◆ **Data provided**
-- Start --

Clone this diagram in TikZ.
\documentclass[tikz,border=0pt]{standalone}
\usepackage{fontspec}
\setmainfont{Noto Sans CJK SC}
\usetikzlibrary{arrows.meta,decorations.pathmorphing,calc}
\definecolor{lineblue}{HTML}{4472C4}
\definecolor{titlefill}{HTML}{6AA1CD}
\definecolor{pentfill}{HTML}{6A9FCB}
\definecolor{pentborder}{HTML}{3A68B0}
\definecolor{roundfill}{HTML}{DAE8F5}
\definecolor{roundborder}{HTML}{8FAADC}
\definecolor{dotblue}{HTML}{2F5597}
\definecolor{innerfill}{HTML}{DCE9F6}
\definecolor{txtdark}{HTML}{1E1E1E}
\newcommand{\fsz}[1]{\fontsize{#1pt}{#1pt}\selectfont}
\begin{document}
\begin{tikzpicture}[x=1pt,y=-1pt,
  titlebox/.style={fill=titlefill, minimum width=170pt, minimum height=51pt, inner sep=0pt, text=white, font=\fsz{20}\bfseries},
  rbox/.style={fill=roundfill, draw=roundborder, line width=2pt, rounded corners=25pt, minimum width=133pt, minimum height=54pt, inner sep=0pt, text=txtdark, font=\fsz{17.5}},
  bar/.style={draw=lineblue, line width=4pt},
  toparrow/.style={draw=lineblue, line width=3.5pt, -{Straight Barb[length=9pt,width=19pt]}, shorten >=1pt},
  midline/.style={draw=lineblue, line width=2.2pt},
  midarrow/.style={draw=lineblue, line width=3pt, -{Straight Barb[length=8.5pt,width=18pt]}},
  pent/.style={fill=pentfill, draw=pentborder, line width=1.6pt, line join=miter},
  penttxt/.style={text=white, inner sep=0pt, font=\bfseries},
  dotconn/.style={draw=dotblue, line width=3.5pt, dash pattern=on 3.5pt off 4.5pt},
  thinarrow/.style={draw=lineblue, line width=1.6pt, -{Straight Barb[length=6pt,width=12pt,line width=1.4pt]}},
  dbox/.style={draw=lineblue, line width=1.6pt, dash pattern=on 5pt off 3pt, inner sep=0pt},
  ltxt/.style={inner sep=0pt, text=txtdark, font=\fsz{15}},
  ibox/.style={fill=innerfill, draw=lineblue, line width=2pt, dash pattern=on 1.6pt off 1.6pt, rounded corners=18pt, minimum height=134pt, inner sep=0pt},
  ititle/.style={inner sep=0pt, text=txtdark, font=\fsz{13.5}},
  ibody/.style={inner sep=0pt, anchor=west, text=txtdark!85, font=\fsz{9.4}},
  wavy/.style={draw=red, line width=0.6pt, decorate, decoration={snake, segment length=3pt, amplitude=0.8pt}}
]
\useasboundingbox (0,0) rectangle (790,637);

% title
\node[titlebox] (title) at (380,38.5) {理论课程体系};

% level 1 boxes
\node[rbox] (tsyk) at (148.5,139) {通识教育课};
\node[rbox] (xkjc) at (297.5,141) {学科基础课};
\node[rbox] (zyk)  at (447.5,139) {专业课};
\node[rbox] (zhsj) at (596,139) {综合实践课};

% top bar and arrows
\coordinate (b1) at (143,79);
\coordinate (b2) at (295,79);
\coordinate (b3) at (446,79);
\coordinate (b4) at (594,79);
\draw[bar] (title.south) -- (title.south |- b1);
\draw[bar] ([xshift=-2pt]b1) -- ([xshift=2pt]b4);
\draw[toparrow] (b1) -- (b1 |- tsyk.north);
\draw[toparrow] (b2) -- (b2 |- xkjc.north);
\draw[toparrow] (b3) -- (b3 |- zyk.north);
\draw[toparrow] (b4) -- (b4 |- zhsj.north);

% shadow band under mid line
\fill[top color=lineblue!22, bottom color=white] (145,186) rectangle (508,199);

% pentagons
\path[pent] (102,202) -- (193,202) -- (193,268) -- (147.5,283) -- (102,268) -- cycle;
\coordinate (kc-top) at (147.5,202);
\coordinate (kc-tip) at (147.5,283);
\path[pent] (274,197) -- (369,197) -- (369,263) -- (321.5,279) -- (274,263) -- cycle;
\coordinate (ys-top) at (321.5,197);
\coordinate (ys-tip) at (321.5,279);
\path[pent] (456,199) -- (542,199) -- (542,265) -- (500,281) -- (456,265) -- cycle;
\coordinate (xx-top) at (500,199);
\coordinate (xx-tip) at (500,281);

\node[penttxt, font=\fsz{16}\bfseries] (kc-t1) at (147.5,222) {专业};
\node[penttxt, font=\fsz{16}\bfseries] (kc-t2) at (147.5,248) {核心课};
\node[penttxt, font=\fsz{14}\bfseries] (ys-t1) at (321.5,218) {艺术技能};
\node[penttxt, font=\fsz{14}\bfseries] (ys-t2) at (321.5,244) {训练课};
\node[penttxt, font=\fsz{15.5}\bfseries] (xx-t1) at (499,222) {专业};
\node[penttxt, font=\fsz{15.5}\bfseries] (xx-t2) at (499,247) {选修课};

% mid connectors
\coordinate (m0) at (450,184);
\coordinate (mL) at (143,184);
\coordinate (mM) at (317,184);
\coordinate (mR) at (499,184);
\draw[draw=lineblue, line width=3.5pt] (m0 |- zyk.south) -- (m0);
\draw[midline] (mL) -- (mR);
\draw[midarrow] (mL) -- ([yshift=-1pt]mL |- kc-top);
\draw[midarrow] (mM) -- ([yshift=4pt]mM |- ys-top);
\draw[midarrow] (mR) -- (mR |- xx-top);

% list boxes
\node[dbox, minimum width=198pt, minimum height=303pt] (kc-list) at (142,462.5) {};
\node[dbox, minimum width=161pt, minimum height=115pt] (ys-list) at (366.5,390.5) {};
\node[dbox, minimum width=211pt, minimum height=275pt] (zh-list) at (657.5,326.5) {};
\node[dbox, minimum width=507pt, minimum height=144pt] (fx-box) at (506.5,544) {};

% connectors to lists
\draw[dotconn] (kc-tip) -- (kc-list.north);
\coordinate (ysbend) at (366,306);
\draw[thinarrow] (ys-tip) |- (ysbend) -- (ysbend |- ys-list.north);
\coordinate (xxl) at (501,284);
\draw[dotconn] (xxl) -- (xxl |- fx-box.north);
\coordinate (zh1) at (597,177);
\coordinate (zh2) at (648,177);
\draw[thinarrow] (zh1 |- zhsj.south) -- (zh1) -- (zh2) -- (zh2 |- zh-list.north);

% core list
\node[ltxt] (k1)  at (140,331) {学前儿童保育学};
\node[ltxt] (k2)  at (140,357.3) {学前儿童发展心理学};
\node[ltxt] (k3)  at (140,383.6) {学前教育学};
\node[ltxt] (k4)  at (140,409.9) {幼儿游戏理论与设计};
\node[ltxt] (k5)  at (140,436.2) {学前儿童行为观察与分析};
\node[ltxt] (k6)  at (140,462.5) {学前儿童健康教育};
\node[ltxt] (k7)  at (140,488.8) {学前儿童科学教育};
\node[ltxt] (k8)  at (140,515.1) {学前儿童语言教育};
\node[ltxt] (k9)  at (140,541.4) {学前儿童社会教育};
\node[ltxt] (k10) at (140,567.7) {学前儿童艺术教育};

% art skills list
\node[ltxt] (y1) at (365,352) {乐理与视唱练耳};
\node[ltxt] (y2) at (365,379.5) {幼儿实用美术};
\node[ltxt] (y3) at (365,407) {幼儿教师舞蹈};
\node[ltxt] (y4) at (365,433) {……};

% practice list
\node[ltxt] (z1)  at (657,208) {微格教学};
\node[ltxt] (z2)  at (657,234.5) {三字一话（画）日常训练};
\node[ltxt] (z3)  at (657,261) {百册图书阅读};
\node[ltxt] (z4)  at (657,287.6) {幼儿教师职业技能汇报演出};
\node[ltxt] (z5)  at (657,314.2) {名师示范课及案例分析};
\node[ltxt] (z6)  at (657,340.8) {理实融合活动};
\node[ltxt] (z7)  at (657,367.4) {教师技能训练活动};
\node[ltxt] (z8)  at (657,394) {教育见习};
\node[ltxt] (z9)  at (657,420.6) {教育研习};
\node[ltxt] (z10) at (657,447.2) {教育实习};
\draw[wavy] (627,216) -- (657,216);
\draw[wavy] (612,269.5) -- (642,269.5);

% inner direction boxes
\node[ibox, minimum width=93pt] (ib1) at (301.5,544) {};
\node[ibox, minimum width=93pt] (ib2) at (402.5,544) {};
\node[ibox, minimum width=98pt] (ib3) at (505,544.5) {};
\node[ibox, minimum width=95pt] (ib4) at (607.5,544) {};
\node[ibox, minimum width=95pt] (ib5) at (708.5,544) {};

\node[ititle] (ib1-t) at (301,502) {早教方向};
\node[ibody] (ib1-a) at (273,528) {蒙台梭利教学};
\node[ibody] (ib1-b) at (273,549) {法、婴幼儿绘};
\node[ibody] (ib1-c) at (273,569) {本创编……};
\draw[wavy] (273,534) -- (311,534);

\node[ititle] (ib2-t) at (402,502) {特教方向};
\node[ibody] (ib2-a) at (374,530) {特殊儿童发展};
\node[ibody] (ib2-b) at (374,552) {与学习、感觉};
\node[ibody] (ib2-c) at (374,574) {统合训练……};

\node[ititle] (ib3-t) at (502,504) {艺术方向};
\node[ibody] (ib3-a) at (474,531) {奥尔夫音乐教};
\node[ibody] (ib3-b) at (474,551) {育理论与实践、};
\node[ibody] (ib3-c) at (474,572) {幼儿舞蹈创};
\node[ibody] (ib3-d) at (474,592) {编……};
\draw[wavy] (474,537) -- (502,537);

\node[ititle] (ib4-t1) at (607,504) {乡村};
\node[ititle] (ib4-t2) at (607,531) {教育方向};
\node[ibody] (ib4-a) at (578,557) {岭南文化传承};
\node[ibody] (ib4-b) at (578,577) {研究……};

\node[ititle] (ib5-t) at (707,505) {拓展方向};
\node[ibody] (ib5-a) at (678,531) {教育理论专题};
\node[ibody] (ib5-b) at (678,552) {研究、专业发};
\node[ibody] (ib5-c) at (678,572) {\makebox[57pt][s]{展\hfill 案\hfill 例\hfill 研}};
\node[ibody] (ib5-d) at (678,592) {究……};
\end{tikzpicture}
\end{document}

-- End --
-- Start --

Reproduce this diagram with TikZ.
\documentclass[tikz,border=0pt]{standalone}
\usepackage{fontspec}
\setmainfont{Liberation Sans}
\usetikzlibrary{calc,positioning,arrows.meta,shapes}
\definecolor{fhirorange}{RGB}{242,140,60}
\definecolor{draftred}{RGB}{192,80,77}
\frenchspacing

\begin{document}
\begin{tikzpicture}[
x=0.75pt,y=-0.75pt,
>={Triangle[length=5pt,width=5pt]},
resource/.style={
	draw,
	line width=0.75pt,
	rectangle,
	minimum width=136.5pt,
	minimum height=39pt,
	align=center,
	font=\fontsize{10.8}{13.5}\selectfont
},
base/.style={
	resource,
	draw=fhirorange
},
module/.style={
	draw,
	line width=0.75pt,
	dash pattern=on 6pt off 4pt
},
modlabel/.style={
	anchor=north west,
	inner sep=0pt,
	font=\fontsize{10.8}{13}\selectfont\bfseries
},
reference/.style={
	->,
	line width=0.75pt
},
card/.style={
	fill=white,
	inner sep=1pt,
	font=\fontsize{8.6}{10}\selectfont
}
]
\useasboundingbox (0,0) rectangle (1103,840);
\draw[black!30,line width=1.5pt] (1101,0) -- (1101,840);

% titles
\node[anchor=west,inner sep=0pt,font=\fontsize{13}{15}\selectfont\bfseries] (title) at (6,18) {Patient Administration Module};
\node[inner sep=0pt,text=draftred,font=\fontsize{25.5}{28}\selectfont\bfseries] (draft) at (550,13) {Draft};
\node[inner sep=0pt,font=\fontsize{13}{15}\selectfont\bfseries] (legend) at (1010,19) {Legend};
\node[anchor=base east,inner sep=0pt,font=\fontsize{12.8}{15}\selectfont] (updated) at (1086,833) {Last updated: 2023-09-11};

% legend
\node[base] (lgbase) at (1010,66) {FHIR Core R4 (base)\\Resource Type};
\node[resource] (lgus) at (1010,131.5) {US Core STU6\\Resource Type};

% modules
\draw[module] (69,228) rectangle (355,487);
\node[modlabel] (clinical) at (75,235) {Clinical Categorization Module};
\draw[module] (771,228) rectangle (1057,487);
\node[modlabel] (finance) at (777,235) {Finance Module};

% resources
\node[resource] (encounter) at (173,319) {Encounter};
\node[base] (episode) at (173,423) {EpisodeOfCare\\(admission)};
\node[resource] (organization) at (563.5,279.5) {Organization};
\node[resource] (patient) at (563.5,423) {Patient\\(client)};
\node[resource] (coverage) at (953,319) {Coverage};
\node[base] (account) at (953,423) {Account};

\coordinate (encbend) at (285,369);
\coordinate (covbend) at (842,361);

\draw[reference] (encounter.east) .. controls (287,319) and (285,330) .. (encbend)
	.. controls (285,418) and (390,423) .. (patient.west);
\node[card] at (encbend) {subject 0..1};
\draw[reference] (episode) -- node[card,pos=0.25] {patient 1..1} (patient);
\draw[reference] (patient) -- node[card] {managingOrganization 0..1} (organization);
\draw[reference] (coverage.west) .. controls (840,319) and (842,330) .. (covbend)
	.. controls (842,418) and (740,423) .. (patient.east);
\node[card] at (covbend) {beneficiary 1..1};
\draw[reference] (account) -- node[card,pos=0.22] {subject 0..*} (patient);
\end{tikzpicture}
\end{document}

-- End --
-- Start --

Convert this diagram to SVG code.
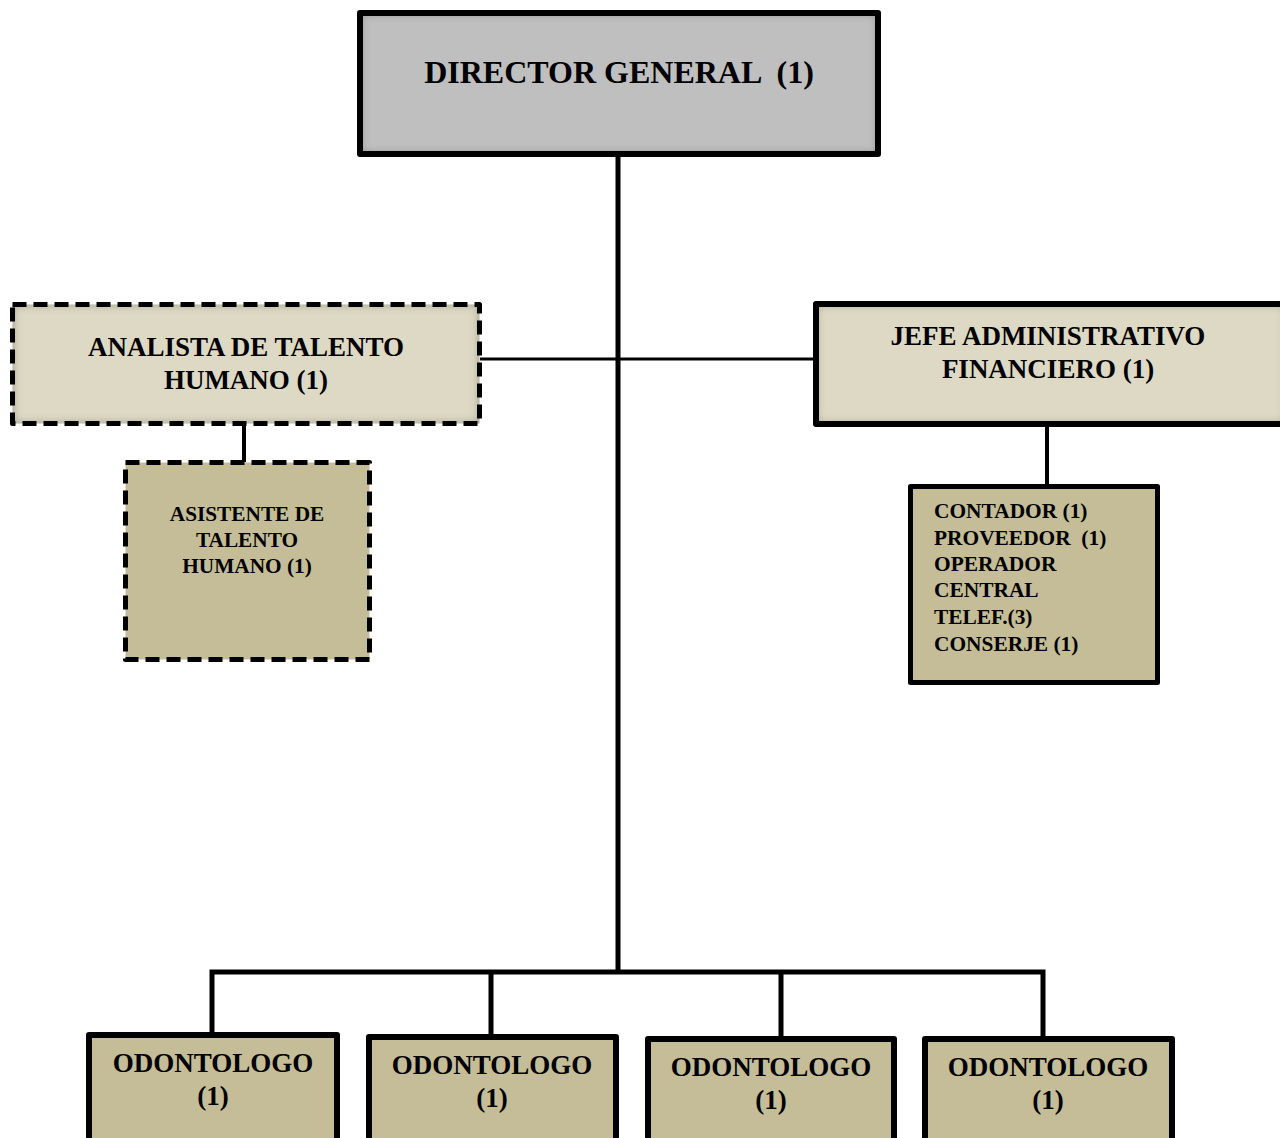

-- End --

◆ **Instructions for the task**
Exactly the lines from the line containing "Clone this diagram in TikZ." to the line containing "(title) at (380,38.5)", both included, are to be set down; no other line belongs in the answer.

◆ **The result**
Clone this diagram in TikZ.
\documentclass[tikz,border=0pt]{standalone}
\usepackage{fontspec}
\setmainfont{Noto Sans CJK SC}
\usetikzlibrary{arrows.meta,decorations.pathmorphing,calc}
\definecolor{lineblue}{HTML}{4472C4}
\definecolor{titlefill}{HTML}{6AA1CD}
\definecolor{pentfill}{HTML}{6A9FCB}
\definecolor{pentborder}{HTML}{3A68B0}
\definecolor{roundfill}{HTML}{DAE8F5}
\definecolor{roundborder}{HTML}{8FAADC}
\definecolor{dotblue}{HTML}{2F5597}
\definecolor{innerfill}{HTML}{DCE9F6}
\definecolor{txtdark}{HTML}{1E1E1E}
\newcommand{\fsz}[1]{\fontsize{#1pt}{#1pt}\selectfont}
\begin{document}
\begin{tikzpicture}[x=1pt,y=-1pt,
  titlebox/.style={fill=titlefill, minimum width=170pt, minimum height=51pt, inner sep=0pt, text=white, font=\fsz{20}\bfseries},
  rbox/.style={fill=roundfill, draw=roundborder, line width=2pt, rounded corners=25pt, minimum width=133pt, minimum height=54pt, inner sep=0pt, text=txtdark, font=\fsz{17.5}},
  bar/.style={draw=lineblue, line width=4pt},
  toparrow/.style={draw=lineblue, line width=3.5pt, -{Straight Barb[length=9pt,width=19pt]}, shorten >=1pt},
  midline/.style={draw=lineblue, line width=2.2pt},
  midarrow/.style={draw=lineblue, line width=3pt, -{Straight Barb[length=8.5pt,width=18pt]}},
  pent/.style={fill=pentfill, draw=pentborder, line width=1.6pt, line join=miter},
  penttxt/.style={text=white, inner sep=0pt, font=\bfseries},
  dotconn/.style={draw=dotblue, line width=3.5pt, dash pattern=on 3.5pt off 4.5pt},
  thinarrow/.style={draw=lineblue, line width=1.6pt, -{Straight Barb[length=6pt,width=12pt,line width=1.4pt]}},
  dbox/.style={draw=lineblue, line width=1.6pt, dash pattern=on 5pt off 3pt, inner sep=0pt},
  ltxt/.style={inner sep=0pt, text=txtdark, font=\fsz{15}},
  ibox/.style={fill=innerfill, draw=lineblue, line width=2pt, dash pattern=on 1.6pt off 1.6pt, rounded corners=18pt, minimum height=134pt, inner sep=0pt},
  ititle/.style={inner sep=0pt, text=txtdark, font=\fsz{13.5}},
  ibody/.style={inner sep=0pt, anchor=west, text=txtdark!85, font=\fsz{9.4}},
  wavy/.style={draw=red, line width=0.6pt, decorate, decoration={snake, segment length=3pt, amplitude=0.8pt}}
]
\useasboundingbox (0,0) rectangle (790,637);

% title
\node[titlebox] (title) at (380,38.5) {理论课程体系};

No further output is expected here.